**PROVIDED DATA**
━━━━━━

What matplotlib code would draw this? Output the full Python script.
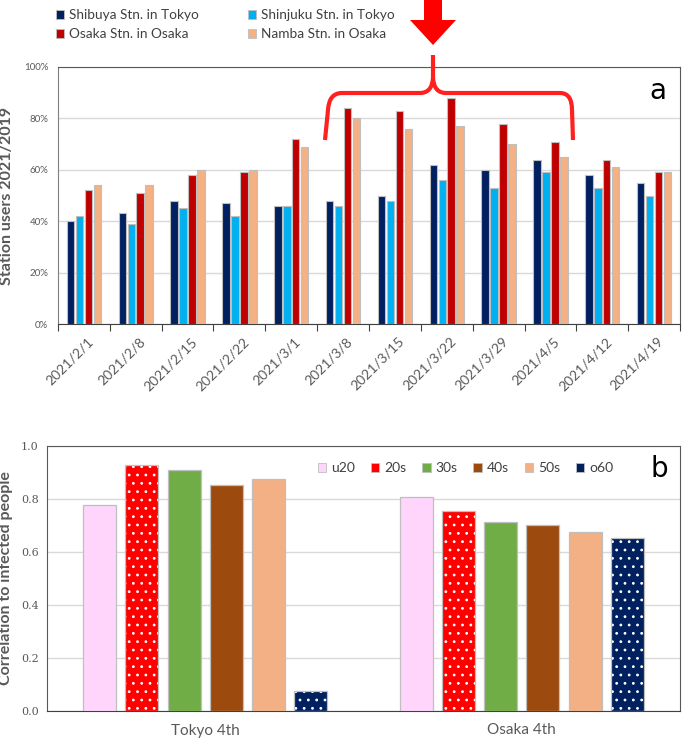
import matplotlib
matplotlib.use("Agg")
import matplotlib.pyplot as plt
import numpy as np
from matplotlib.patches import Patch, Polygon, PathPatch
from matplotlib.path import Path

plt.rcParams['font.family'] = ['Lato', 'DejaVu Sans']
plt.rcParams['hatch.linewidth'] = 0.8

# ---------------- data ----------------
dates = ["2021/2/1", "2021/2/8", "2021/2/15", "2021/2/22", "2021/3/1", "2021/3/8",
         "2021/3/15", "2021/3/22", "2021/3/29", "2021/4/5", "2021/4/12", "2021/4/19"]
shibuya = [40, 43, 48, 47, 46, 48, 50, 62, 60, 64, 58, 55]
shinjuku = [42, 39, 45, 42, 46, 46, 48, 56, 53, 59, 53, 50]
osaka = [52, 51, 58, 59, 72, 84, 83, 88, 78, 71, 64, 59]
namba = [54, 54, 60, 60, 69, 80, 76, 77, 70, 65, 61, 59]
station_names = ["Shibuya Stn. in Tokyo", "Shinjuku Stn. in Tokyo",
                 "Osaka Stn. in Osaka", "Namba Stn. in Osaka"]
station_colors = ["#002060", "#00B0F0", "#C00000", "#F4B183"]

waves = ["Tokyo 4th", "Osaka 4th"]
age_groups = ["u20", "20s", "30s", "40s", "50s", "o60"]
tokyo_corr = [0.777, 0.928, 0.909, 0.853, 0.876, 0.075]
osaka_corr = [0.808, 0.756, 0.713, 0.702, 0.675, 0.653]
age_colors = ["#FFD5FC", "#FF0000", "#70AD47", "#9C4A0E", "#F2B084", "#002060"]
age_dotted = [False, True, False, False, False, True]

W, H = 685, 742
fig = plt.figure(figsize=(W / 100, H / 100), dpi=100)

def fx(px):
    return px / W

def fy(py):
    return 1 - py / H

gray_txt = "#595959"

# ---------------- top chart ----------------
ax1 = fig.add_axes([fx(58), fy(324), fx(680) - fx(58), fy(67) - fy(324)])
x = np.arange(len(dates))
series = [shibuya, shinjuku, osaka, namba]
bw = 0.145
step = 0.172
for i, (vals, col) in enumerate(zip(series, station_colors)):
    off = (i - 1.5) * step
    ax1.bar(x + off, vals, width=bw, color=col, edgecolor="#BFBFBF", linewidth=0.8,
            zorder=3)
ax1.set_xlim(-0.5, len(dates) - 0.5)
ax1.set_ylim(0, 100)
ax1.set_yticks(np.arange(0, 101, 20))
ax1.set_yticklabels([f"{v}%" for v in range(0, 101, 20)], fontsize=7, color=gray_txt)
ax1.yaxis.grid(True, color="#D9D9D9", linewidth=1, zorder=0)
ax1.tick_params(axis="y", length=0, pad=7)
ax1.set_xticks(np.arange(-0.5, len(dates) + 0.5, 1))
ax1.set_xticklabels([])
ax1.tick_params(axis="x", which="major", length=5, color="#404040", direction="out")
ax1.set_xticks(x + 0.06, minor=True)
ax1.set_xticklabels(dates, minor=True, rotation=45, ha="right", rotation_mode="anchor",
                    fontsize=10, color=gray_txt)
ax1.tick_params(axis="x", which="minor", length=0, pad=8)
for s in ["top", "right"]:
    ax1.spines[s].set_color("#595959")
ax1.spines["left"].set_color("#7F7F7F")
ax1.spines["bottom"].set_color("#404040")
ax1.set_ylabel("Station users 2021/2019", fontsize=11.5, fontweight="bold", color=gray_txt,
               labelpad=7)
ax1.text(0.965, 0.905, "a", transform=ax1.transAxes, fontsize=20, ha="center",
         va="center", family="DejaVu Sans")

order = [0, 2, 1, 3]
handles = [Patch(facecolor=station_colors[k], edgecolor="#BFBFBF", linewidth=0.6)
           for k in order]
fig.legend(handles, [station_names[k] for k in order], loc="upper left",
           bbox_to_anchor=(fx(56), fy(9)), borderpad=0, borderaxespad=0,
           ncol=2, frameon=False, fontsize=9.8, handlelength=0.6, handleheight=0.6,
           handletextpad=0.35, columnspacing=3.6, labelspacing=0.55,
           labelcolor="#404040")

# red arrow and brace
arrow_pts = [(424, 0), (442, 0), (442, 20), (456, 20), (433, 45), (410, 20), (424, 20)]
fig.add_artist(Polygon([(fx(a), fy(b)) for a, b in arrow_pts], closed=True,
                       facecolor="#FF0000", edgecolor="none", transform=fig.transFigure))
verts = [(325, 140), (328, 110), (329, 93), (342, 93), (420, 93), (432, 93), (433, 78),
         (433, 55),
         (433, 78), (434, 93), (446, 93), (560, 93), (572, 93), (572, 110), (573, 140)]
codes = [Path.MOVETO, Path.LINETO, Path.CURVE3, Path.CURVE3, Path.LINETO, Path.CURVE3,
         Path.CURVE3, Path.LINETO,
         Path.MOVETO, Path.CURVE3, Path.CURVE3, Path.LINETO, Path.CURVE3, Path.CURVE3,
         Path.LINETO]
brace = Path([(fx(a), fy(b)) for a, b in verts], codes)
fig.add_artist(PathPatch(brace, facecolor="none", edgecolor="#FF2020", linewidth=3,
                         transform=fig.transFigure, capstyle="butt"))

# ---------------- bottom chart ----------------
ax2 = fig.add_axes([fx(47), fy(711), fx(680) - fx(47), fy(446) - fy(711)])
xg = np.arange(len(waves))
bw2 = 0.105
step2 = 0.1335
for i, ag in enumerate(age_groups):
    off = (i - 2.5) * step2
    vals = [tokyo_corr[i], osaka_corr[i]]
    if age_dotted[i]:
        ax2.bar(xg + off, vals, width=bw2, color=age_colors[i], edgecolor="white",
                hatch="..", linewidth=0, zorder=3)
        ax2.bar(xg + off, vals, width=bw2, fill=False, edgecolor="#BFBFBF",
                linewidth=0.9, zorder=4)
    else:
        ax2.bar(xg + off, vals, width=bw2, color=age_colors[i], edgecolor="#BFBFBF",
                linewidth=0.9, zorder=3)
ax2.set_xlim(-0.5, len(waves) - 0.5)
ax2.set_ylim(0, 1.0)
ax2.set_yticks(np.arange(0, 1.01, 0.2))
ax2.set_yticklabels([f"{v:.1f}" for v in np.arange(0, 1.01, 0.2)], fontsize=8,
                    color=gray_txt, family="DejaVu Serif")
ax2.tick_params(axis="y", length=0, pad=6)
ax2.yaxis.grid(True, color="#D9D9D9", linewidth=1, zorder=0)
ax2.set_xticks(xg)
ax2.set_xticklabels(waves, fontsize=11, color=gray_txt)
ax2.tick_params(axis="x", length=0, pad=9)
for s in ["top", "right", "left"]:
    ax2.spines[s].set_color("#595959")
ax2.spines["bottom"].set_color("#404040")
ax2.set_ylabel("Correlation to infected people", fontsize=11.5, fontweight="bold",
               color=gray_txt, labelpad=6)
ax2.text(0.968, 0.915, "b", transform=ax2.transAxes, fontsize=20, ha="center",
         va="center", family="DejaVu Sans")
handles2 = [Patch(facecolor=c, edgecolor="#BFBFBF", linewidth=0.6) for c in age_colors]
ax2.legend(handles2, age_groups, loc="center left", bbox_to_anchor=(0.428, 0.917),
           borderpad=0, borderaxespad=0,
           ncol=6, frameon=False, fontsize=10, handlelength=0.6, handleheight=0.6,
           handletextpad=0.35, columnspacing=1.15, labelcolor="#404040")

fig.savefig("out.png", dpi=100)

━━━━━━

**YOUR GOAL**
Search the preceding listing for "matplotlib" and extract every line where it is found.

**WRITTEN ANSWER**
What matplotlib code would draw this? Output the full Python script.
import matplotlib
matplotlib.use("Agg")
import matplotlib.pyplot as plt
from matplotlib.patches import Patch, Polygon, PathPatch
from matplotlib.path import Path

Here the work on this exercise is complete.